What you are asked to do =>
Skip the pictures. Transcribe the rest of the data below without changing a word.

Source data =>
⟨
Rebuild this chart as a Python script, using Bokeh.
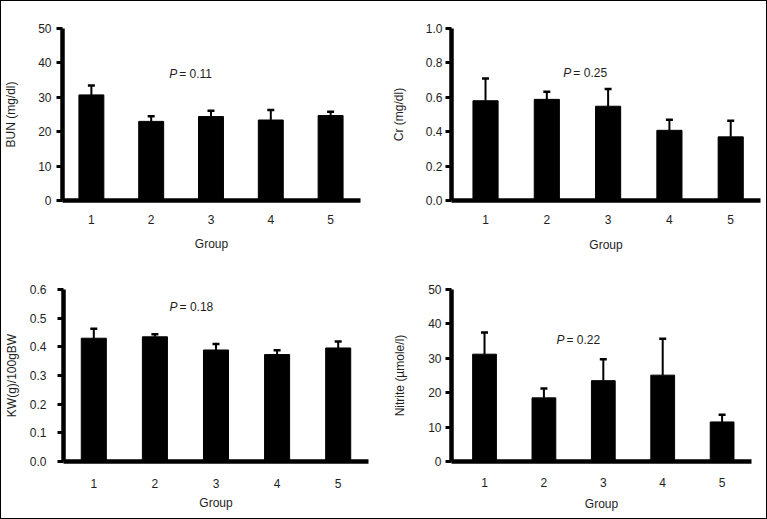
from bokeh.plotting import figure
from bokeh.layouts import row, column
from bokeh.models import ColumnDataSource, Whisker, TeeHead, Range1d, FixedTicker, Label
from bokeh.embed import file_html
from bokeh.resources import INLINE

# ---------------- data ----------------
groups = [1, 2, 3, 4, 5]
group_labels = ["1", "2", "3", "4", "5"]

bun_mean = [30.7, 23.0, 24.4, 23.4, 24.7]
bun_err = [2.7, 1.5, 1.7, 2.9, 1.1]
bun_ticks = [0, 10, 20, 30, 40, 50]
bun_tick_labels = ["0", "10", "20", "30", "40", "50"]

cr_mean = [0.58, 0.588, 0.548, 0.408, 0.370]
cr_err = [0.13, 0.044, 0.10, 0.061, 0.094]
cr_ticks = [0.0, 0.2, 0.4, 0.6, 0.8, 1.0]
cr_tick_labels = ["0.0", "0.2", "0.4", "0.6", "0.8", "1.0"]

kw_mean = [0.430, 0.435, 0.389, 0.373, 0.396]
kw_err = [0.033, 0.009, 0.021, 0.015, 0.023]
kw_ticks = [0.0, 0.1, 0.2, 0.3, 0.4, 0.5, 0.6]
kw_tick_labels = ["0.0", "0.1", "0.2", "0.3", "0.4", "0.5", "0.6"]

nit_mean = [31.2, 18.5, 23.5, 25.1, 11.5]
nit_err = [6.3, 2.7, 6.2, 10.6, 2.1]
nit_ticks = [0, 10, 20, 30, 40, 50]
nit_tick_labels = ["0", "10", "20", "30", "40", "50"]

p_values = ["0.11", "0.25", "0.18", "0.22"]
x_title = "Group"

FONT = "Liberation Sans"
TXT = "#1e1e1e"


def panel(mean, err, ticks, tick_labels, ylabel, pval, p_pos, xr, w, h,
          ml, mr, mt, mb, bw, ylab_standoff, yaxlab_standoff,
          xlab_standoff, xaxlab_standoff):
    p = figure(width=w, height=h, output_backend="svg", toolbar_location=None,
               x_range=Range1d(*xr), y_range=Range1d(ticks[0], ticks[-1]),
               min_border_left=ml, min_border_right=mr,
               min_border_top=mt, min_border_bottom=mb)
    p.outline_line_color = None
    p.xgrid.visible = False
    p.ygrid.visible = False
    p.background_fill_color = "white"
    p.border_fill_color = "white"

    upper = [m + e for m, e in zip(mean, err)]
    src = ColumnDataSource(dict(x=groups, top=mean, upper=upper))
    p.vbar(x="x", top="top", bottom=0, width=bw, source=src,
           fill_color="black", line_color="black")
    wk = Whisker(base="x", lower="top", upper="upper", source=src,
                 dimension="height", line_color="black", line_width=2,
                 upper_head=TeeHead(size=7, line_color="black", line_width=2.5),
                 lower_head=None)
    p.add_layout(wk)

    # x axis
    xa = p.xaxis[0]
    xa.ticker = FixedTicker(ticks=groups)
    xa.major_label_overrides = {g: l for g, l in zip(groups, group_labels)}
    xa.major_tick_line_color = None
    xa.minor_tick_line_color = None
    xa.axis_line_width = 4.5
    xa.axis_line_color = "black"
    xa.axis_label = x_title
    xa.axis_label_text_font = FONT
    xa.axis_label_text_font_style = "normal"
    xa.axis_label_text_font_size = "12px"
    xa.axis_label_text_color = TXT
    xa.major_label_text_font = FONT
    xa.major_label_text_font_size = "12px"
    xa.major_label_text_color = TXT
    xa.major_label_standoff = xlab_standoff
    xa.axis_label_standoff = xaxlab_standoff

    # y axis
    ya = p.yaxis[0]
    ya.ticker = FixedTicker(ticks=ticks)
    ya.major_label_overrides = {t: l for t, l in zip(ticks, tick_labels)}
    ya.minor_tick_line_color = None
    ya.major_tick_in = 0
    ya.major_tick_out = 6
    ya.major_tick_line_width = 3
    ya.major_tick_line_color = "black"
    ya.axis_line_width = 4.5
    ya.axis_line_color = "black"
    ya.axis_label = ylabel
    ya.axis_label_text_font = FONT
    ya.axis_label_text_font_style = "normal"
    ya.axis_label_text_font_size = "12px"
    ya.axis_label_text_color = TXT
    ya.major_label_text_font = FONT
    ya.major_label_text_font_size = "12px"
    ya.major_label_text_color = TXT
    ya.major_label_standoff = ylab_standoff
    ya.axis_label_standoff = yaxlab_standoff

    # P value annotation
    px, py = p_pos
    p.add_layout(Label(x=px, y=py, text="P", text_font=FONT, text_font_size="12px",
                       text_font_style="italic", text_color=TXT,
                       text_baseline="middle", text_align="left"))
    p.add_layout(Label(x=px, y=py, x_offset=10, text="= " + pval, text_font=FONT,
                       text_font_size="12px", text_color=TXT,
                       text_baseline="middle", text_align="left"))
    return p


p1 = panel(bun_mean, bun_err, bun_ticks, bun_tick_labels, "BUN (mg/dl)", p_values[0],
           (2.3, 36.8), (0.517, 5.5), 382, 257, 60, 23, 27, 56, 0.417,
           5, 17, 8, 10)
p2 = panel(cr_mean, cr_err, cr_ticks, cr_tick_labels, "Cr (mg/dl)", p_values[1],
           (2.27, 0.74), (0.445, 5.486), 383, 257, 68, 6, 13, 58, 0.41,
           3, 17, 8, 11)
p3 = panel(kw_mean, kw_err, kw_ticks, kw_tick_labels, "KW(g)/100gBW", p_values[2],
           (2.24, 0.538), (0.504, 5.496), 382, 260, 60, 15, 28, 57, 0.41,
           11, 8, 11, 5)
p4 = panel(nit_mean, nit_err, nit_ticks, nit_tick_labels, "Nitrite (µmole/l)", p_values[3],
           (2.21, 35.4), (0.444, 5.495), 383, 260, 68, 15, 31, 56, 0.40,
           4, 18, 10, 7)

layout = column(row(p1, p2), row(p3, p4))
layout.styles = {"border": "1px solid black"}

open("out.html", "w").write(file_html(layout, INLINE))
⟩
The reply =>
Rebuild this chart as a Python script, using Bokeh.
from bokeh.plotting import figure
from bokeh.layouts import row, column
from bokeh.models import ColumnDataSource, Whisker, TeeHead, Range1d, FixedTicker, Label
from bokeh.embed import file_html
from bokeh.resources import INLINE

# ---------------- data ----------------
groups = [1, 2, 3, 4, 5]
group_labels = ["1", "2", "3", "4", "5"]

bun_mean = [30.7, 23.0, 24.4, 23.4, 24.7]
bun_err = [2.7, 1.5, 1.7, 2.9, 1.1]
bun_ticks = [0, 10, 20, 30, 40, 50]
bun_tick_labels = ["0", "10", "20", "30", "40", "50"]

cr_mean = [0.58, 0.588, 0.548, 0.408, 0.370]
cr_err = [0.13, 0.044, 0.10, 0.061, 0.094]
cr_ticks = [0.0, 0.2, 0.4, 0.6, 0.8, 1.0]
cr_tick_labels = ["0.0", "0.2", "0.4", "0.6", "0.8", "1.0"]

kw_mean = [0.430, 0.435, 0.389, 0.373, 0.396]
kw_err = [0.033, 0.009, 0.021, 0.015, 0.023]
kw_ticks = [0.0, 0.1, 0.2, 0.3, 0.4, 0.5, 0.6]
kw_tick_labels = ["0.0", "0.1", "0.2", "0.3", "0.4", "0.5", "0.6"]

nit_mean = [31.2, 18.5, 23.5, 25.1, 11.5]
nit_err = [6.3, 2.7, 6.2, 10.6, 2.1]
nit_ticks = [0, 10, 20, 30, 40, 50]
nit_tick_labels = ["0", "10", "20", "30", "40", "50"]

p_values = ["0.11", "0.25", "0.18", "0.22"]
x_title = "Group"

FONT = "Liberation Sans"
TXT = "#1e1e1e"


def panel(mean, err, ticks, tick_labels, ylabel, pval, p_pos, xr, w, h,
          ml, mr, mt, mb, bw, ylab_standoff, yaxlab_standoff,
          xlab_standoff, xaxlab_standoff):
    p = figure(width=w, height=h, output_backend="svg", toolbar_location=None,
               x_range=Range1d(*xr), y_range=Range1d(ticks[0], ticks[-1]),
               min_border_left=ml, min_border_right=mr,
               min_border_top=mt, min_border_bottom=mb)
    p.outline_line_color = None
    p.xgrid.visible = False
    p.ygrid.visible = False
    p.background_fill_color = "white"
    p.border_fill_color = "white"

    upper = [m + e for m, e in zip(mean, err)]
    src = ColumnDataSource(dict(x=groups, top=mean, upper=upper))
    p.vbar(x="x", top="top", bottom=0, width=bw, source=src,
           fill_color="black", line_color="black")
    wk = Whisker(base="x", lower="top", upper="upper", source=src,
                 dimension="height", line_color="black", line_width=2,
                 upper_head=TeeHead(size=7, line_color="black", line_width=2.5),
                 lower_head=None)
    p.add_layout(wk)

    # x axis
    xa = p.xaxis[0]
    xa.ticker = FixedTicker(ticks=groups)
    xa.major_label_overrides = {g: l for g, l in zip(groups, group_labels)}
    xa.major_tick_line_color = None
    xa.minor_tick_line_color = None
    xa.axis_line_width = 4.5
    xa.axis_line_color = "black"
    xa.axis_label = x_title
    xa.axis_label_text_font = FONT
    xa.axis_label_text_font_style = "normal"
    xa.axis_label_text_font_size = "12px"
    xa.axis_label_text_color = TXT
    xa.major_label_text_font = FONT
    xa.major_label_text_font_size = "12px"
    xa.major_label_text_color = TXT
    xa.major_label_standoff = xlab_standoff
    xa.axis_label_standoff = xaxlab_standoff

    # y axis
    ya = p.yaxis[0]
    ya.ticker = FixedTicker(ticks=ticks)
    ya.major_label_overrides = {t: l for t, l in zip(ticks, tick_labels)}
    ya.minor_tick_line_color = None
    ya.major_tick_in = 0
    ya.major_tick_out = 6
    ya.major_tick_line_width = 3
    ya.major_tick_line_color = "black"
    ya.axis_line_width = 4.5
    ya.axis_line_color = "black"
    ya.axis_label = ylabel
    ya.axis_label_text_font = FONT
    ya.axis_label_text_font_style = "normal"
    ya.axis_label_text_font_size = "12px"
    ya.axis_label_text_color = TXT
    ya.major_label_text_font = FONT
    ya.major_label_text_font_size = "12px"
    ya.major_label_text_color = TXT
    ya.major_label_standoff = ylab_standoff
    ya.axis_label_standoff = yaxlab_standoff

    # P value annotation
    px, py = p_pos
    p.add_layout(Label(x=px, y=py, text="P", text_font=FONT, text_font_size="12px",
                       text_font_style="italic", text_color=TXT,
                       text_baseline="middle", text_align="left"))
    p.add_layout(Label(x=px, y=py, x_offset=10, text="= " + pval, text_font=FONT,
                       text_font_size="12px", text_color=TXT,
                       text_baseline="middle", text_align="left"))
    return p


p1 = panel(bun_mean, bun_err, bun_ticks, bun_tick_labels, "BUN (mg/dl)", p_values[0],
           (2.3, 36.8), (0.517, 5.5), 382, 257, 60, 23, 27, 56, 0.417,
           5, 17, 8, 10)
p2 = panel(cr_mean, cr_err, cr_ticks, cr_tick_labels, "Cr (mg/dl)", p_values[1],
           (2.27, 0.74), (0.445, 5.486), 383, 257, 68, 6, 13, 58, 0.41,
           3, 17, 8, 11)
p3 = panel(kw_mean, kw_err, kw_ticks, kw_tick_labels, "KW(g)/100gBW", p_values[2],
           (2.24, 0.538), (0.504, 5.496), 382, 260, 60, 15, 28, 57, 0.41,
           11, 8, 11, 5)
p4 = panel(nit_mean, nit_err, nit_ticks, nit_tick_labels, "Nitrite (µmole/l)", p_values[3],
           (2.21, 35.4), (0.444, 5.495), 383, 260, 68, 15, 31, 56, 0.40,
           4, 18, 10, 7)

layout = column(row(p1, p2), row(p3, p4))
layout.styles = {"border": "1px solid black"}

open("out.html", "w").write(file_html(layout, INLINE))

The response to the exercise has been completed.